Sun, 18 May 2014
Cybernetics is used across scientific disciplines. It is used to explain evolutionary development, to formulate mechanical engineering constructs, for neuroscience, and mathematics. It is used in pretty much anything that incorporates a feedback loop for guidance. I do x - or x comes from an outside event - and y happens as a result. That changes what my next action will be as I adjust. Cybernetics happens a lot in nature. We experience it in our own actions. How many times have we been told that the definition of insanity is doing the same thing repeatedly and expecting a different result? I've been thinking lately about how my limited understanding of cybernetics applies to politics and policy.

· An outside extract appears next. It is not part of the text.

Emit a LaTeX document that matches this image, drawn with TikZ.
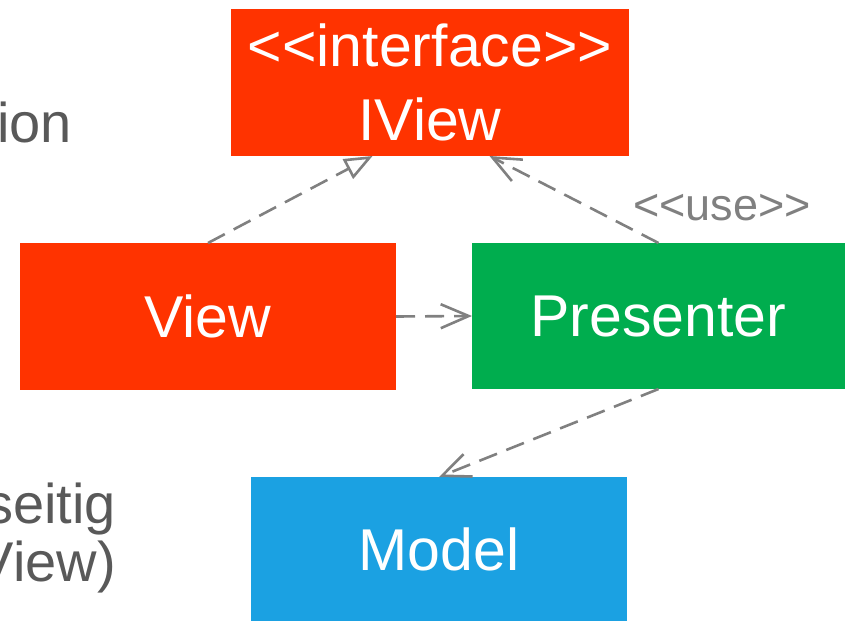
\documentclass[tikz,border=0pt]{standalone}
\usepackage{fontspec}
\setmainfont{Liberation Sans}
\usetikzlibrary{arrows.meta}

\definecolor{mvpred}{HTML}{FF3300}
\definecolor{mvpgreen}{HTML}{00AD4E}
\definecolor{mvpblue}{HTML}{1BA1E2}
\definecolor{notegray}{HTML}{595959}
\definecolor{linegray}{HTML}{808080}

% plain << and >> (no guillemet ligature)
\newcommand{\stereo}[1]{<\kern0pt<#1>\kern0pt>}

\tikzstyle{klass}=[text=white, inner sep=0pt, outer sep=0pt, minimum width=376pt, minimum height=147pt, align=center, font=\fontsize{59}{74}\selectfont]
\tikzstyle{note}=[text=notegray, inner sep=0pt, font=\fontsize{56}{59}\selectfont]
\tikzstyle{dep}=[linegray, line width=2.6pt, dash pattern=on 19pt off 10pt, -{Straight Barb[length=28pt, width=24pt, line width=2.6pt]}]
\tikzstyle{impl}=[linegray, line width=2.6pt, dash pattern=on 19pt off 10pt, -{Triangle[open, fill=white, length=28pt, width=22pt, line width=2.6pt]}]

\begin{document}
\begin{tikzpicture}[x=1pt, y=1pt]
      \useasboundingbox (0, 0) rectangle (845, 622);

      \node[klass, fill=mvpred, minimum width=398pt] (iview) at (430, 539.5) {\stereo{interface}\\IView};
      \node[klass, fill=mvpred] (view) at (208, 305.5) {View};
      \node[klass, fill=mvpgreen, minimum width=373pt, minimum height=146pt] (presenter) at (658.5, 306) {Presenter};
      \node[klass, fill=mvpblue, minimum height=144pt] (model) at (439, 73) {Model};

      \node[note, anchor=base east] (n1) at (72, 479) {ion};
      \node[note, anchor=base east] (n2) at (116, 99) {seitig};
      \node[note, anchor=base east] (n3) at (116, 41) {View)};
      \node[note, text=linegray, font=\fontsize{45}{50}\selectfont] (use) at (722, 414) {\stereo{use}};

      \draw[impl] (view.north) to (iview.232);
      \draw[dep] (presenter.north) to (iview.309);
      \draw[dep] (view.east) to (presenter.west);
      \draw[dep] (presenter.south) to (model.north);
    \end{tikzpicture}
\end{document}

Republicans win their last election in 1928 until they learn to partially accept Social Security and finally win through the 1950s. Democrats lose Presidential elections that don't involve Watergate from the late 1960s until the early 1990s. Painful introspection produces changes. Democrats get majorities of the electorate in five of the next six elections. The Great Depression drags on and on. So a new policy, Keynesian economics, is devised and timidly applied. Things get better. World War II arrives and Keynesian economics is involuntarily amplified. The Great Depression disappears. So Keynesian economics becomes official policy for generations. The Obamacare website doesn't work. So new experts are brought in. They work around the clock. Then the website works.
In recent decades, Republicans seem to have lost the capacity for change through introspection.